TASK TO CARRY OUT:
In the listing below, find the line containing "Give me the Bokeh source for this chart." and the line containing "from bokeh.resources import INLINE". Repeat exactly those two lines and every line between them, nothing more.

EXCERPTED DATA:
# # #

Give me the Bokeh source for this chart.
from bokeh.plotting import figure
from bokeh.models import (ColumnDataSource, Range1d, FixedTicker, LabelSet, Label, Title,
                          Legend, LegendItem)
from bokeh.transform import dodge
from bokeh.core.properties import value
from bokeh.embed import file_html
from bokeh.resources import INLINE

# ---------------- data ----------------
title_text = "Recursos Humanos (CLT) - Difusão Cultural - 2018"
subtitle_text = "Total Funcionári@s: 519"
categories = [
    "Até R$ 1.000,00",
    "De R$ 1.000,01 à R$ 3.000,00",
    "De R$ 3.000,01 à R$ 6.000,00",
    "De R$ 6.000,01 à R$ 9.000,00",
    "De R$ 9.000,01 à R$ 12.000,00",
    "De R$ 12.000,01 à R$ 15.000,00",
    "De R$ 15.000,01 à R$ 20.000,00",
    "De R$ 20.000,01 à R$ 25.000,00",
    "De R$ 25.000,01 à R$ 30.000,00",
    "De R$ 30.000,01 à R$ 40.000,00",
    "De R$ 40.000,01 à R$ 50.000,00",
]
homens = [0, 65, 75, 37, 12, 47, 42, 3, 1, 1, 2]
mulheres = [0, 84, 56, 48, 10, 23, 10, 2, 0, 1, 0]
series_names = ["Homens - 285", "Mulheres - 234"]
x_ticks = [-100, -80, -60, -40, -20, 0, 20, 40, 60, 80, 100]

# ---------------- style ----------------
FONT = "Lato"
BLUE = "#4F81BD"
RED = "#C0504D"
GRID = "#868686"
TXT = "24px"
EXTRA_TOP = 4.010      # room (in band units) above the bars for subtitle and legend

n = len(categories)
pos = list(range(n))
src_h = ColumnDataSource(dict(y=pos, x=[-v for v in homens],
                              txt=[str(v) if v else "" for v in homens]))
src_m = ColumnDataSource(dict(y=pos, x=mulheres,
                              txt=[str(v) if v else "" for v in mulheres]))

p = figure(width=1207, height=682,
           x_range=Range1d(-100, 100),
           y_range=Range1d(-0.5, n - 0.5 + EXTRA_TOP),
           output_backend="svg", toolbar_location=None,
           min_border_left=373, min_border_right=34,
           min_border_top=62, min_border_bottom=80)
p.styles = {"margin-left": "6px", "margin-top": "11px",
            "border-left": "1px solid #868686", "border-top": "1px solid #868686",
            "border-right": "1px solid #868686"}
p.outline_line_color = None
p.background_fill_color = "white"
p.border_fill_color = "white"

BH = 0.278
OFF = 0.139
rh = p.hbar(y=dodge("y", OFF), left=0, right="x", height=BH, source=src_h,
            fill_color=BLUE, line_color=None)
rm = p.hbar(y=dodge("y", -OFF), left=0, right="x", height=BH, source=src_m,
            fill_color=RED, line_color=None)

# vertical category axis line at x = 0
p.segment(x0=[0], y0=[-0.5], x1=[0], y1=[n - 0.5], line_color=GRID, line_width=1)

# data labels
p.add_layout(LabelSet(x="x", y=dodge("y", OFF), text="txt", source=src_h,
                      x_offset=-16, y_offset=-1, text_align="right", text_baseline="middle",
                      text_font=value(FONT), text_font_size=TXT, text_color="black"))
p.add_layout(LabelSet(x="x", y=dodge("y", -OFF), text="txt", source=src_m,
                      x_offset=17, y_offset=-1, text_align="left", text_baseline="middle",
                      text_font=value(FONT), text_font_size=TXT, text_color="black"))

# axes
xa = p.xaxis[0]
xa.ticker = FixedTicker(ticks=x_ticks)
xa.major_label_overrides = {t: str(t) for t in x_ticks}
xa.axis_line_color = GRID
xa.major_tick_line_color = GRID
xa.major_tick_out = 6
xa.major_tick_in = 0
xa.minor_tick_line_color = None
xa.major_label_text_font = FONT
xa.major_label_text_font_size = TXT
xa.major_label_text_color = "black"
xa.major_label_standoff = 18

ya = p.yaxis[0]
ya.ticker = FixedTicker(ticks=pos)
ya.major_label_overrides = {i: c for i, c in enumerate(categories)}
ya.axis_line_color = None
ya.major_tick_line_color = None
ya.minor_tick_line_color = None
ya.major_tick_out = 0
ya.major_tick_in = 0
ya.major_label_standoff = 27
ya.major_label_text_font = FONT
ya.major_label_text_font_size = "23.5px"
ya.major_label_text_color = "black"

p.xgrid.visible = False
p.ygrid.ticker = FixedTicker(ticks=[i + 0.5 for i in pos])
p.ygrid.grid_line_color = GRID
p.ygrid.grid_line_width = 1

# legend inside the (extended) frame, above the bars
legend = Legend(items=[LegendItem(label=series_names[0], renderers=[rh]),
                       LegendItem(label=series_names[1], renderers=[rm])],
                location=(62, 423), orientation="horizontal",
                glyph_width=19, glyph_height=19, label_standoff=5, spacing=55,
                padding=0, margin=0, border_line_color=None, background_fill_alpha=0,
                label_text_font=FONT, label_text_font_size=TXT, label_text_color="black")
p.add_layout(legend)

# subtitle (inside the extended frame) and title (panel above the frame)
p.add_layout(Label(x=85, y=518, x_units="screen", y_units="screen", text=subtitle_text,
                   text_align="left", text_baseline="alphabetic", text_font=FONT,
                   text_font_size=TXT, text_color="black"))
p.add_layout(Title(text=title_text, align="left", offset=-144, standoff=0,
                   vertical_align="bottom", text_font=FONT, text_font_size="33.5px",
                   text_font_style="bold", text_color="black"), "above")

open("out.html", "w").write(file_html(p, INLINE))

# # #

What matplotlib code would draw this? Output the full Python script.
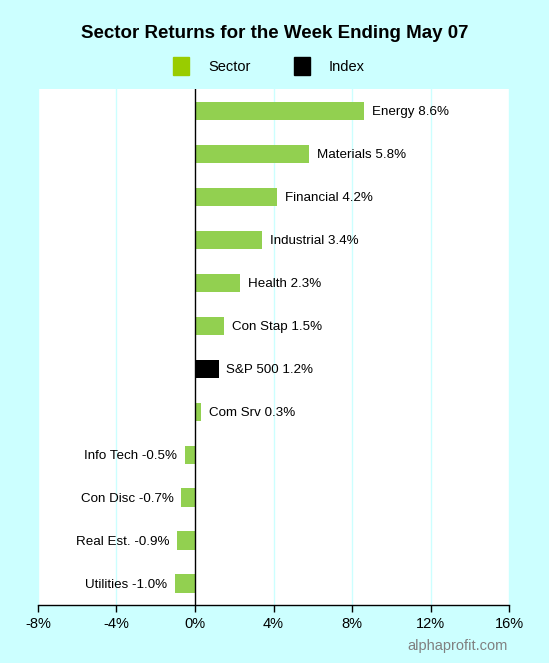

# # #

OUTPUT FOR THIS TASK:
Give me the Bokeh source for this chart.
from bokeh.plotting import figure
from bokeh.models import (ColumnDataSource, Range1d, FixedTicker, LabelSet, Label, Title,
                          Legend, LegendItem)
from bokeh.transform import dodge
from bokeh.core.properties import value
from bokeh.embed import file_html
from bokeh.resources import INLINE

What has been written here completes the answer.